Hoping to solve an archaeological crime after more than two decades, the University of Alabama has revealed a major 1980 theft of Indian artifacts.

Jim Knight, chairman of anthropology at the Tuscaloosa campus, said Monday that the disappearance of 264 pottery vessels, dating back some 800 years, was the largest recorded antiquities theft in the South.

Knight said the theft, which occurred from a storage building at the university's Moundville archaeological site, was never made public; only a brief notice was placed in a scholarly journal.

The crime was probably silenced because of embarrassment and the belief that the stolen pottery was taken to collectors overseas and permanently out of reach, said Knight, who started work at Alabama the year after the heist.

Knight disagrees with that smuggling theory and said the bottles, bowls and jars may still be in the United States. He hopes that publicizing the crime will lead to the recovery of the items.

A university statement issued last week said the stolen items were appraised in 1980 at $1 million, which equals about $2.3 million today after inflation.

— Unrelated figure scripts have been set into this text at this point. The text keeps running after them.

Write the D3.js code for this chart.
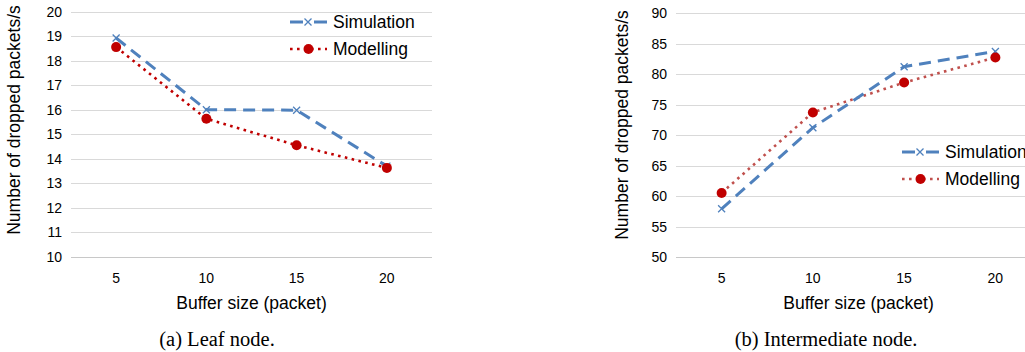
<!DOCTYPE html>
<html><head><meta charset="utf-8">
<script src="https://cdn.jsdelivr.net/npm/d3@7"></script>
<style>
html,body{margin:0;padding:0;background:#fff;}
svg{display:block;}
</style></head>
<body>
<svg id="c" width="1025" height="352"></svg>
<script>
const categories = [5, 10, 15, 20];
const leafSimulation = [18.92, 16.0, 15.98, 13.7];
const leafModelling = [18.55, 15.63, 14.55, 13.63];
const interSimulation = [57.9, 71.2, 81.2, 83.7];
const interModelling = [60.5, 73.7, 78.6, 82.7];
const leafTicks = [10, 11, 12, 13, 14, 15, 16, 17, 18, 19, 20];
const interTicks = [50, 55, 60, 65, 70, 75, 80, 85, 90];
const seriesNames = ["Simulation", "Modelling"];
const yTitle = "Number of dropped packets/s";
const xTitle = "Buffer size (packet)";
const captions = ["(a) Leaf node.", "(b) Intermediate node."];

const svg = d3.select("#c");
const blue = "#4f81bd";
const tickFont = "Liberation Sans, Arial, sans-serif";

function panel(cfg) {
  const g = svg.append("g");
  const x = d3.scalePoint().domain(categories).range([cfg.x0, cfg.x1]).padding(0.5);
  const y = d3.scaleLinear().domain(cfg.domain).range([cfg.yb, cfg.yt]);

  g.selectAll("line.grid").data(cfg.ticks).enter().append("line")
    .attr("x1", cfg.x0).attr("x2", cfg.x1)
    .attr("y1", d => Math.round(y(d)) + 0.5).attr("y2", d => Math.round(y(d)) + 0.5)
    .attr("stroke", (d, i) => i === 0 ? "#c8c8c8" : "#d9d9d9").attr("stroke-width", 1);

  g.selectAll("text.yt").data(cfg.ticks).enter().append("text")
    .attr("x", cfg.x0 - 9).attr("y", d => y(d) + 5)
    .attr("text-anchor", "end").attr("font-family", tickFont).attr("font-size", 14)
    .attr("fill", "#000").text(d => d);

  g.selectAll("text.xt").data(categories).enter().append("text")
    .attr("x", d => x(d)).attr("y", cfg.yb + 26)
    .attr("text-anchor", "middle").attr("font-family", tickFont).attr("font-size", 14)
    .attr("fill", "#000").text(d => d);

  g.append("text").attr("x", (cfg.x0 + cfg.x1) / 2).attr("y", cfg.yb + 52)
    .attr("text-anchor", "middle").attr("font-family", tickFont).attr("font-size", 17.5)
    .text(xTitle);
  g.append("text").attr("transform", `translate(${cfg.ytx},${cfg.yty}) rotate(-90)`)
    .attr("text-anchor", "middle").attr("font-family", tickFont).attr("font-size", 17.5)
    .text(yTitle);
  g.append("text").attr("x", cfg.capx).attr("y", 346)
    .attr("text-anchor", "middle").attr("font-family", "Liberation Serif, Times New Roman, serif")
    .attr("font-size", 20.5).text(cfg.caption);

  const line = d3.line().x((d, i) => x(categories[i])).y(d => y(d));

  g.append("path").datum(cfg.mod).attr("d", line).attr("fill", "none")
    .attr("stroke", cfg.redLine).attr("stroke-width", 2.6).attr("stroke-dasharray", "2.6,4.4");
  g.append("path").datum(cfg.sim).attr("d", line).attr("fill", "none")
    .attr("stroke", blue).attr("stroke-width", 3).attr("stroke-dasharray", "12,7");

  g.selectAll("path.xm").data(cfg.sim).enter().append("path")
    .attr("d", "M-3.5,-3.5L3.5,3.5M-3.5,3.5L3.5,-3.5")
    .attr("transform", (d, i) => `translate(${x(categories[i])},${y(d)})`)
    .attr("stroke", blue).attr("stroke-width", 1.3).attr("fill", "none");
  g.selectAll("circle.m").data(cfg.mod).enter().append("circle")
    .attr("cx", (d, i) => x(categories[i])).attr("cy", d => y(d)).attr("r", 5)
    .attr("fill", "#c00000");

  const lg = g.append("g").attr("transform", `translate(${cfg.lx},${cfg.ly})`);
  const ls = lg.append("g");
  ls.append("line").attr("x1", 0).attr("x2", 13).attr("y1", 0).attr("y2", 0)
    .attr("stroke", blue).attr("stroke-width", 3);
  ls.append("line").attr("x1", 24).attr("x2", 37).attr("y1", 0).attr("y2", 0)
    .attr("stroke", blue).attr("stroke-width", 3);
  ls.append("path").attr("d", "M14.5,-3.5L21.5,3.5M14.5,3.5L21.5,-3.5")
    .attr("stroke", blue).attr("stroke-width", 1.3);
  ls.append("text").attr("x", 43).attr("y", 6).attr("font-family", tickFont)
    .attr("font-size", 17.5).text(seriesNames[0]);
  const lm = lg.append("g").attr("transform", "translate(0,27)");
  lm.append("line").attr("x1", 0).attr("x2", 37).attr("y1", 0).attr("y2", 0)
    .attr("stroke", cfg.redLine).attr("stroke-width", 2.6).attr("stroke-dasharray", "2.6,4.4");
  lm.append("circle").attr("cx", 18.5).attr("cy", 0).attr("r", 5).attr("fill", "#c00000");
  lm.append("text").attr("x", 43).attr("y", 6).attr("font-family", tickFont)
    .attr("font-size", 17.5).text(seriesNames[1]);
}

panel({x0: 71, x1: 432, yt: 11.5, yb: 257, domain: [10, 20], ticks: leafTicks,
  sim: leafSimulation, mod: leafModelling, redLine: "#c00000",
  ytx: 20, yty: 120, capx: 217, caption: captions[0], lx: 290, ly: 22});
panel({x0: 676, x1: 1041, yt: 13, yb: 257, domain: [50, 90], ticks: interTicks,
  sim: interSimulation, mod: interModelling, redLine: "#c0504d",
  ytx: 628, yty: 125, capx: 826, caption: captions[1], lx: 902, ly: 152});
</script>
</body></html>
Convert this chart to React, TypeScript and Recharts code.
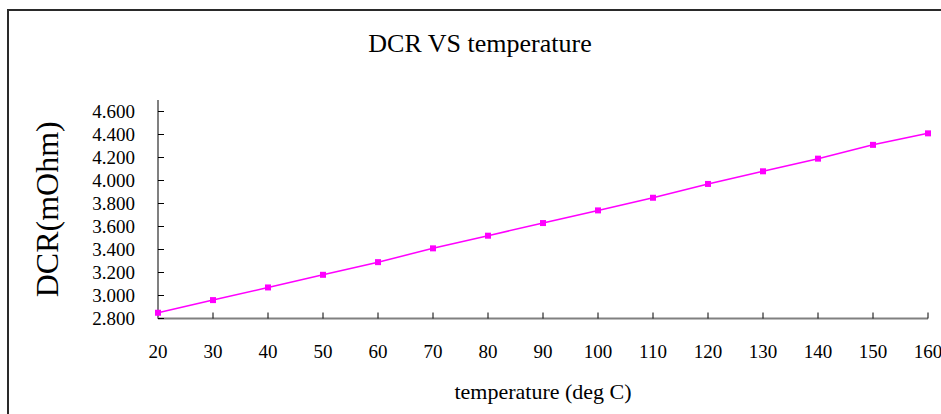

The pieces included many of the best artifacts ever excavated at Moundville, an area near Tuscaloosa where mounds mark the site of an Indian community that dates back a thousand years.

The university recently posted a Web site about the theft, complete with photos of all the stolen items. The FBI was the lead law enforcement agency working on the case, but no one was arrested before the case went cold. FBI spokesman Craig Dahle said he was unfamiliar with the theft and could not find any mention of it in agency records.

University spokeswoman Cathy Andreen said she could find no record that the school did anything to make the general public aware of the loss. "None of the people who were working (at Moundville) then are there now," she said.

Once one of the largest communities in North America, Moundville was a 300-acre village on the banks of the Black Warrior River in central Alabama from about 1000 to 1450 A.D. The site is now an archaeological park operated by the university.

About 1,000 Mississippian Indians lived at Moundville at its height. As the village died out for unknown reasons, the area was left littered with pottery and other remnants of a highly organized society.

Items excavated from Moundville in the 1930s were stored in a locked, four-story repository at the site, Knight said. The theft was discovered 23 years ago when University of Michigan students researching the collection found boxes of artifacts lined up by a wall, waiting to be carried out.

"So much was taken I theorize there were at least a couple of trips that (the thieves) made, and they were planning at least one more," said Knight.

The loss was staggering: About 70 percent of the university's exhibit-quality artifacts were gone. Only the best items were taken, leading Knight to conclude that whoever took them knew what they were after.

Knight fears the items could wind up for sale on the Internet, where Native American artifacts have been sold on online auctions.

The Moundville repository now has locking steel doors, motion sensors, strict rules for gaining access and climate-controlled storage.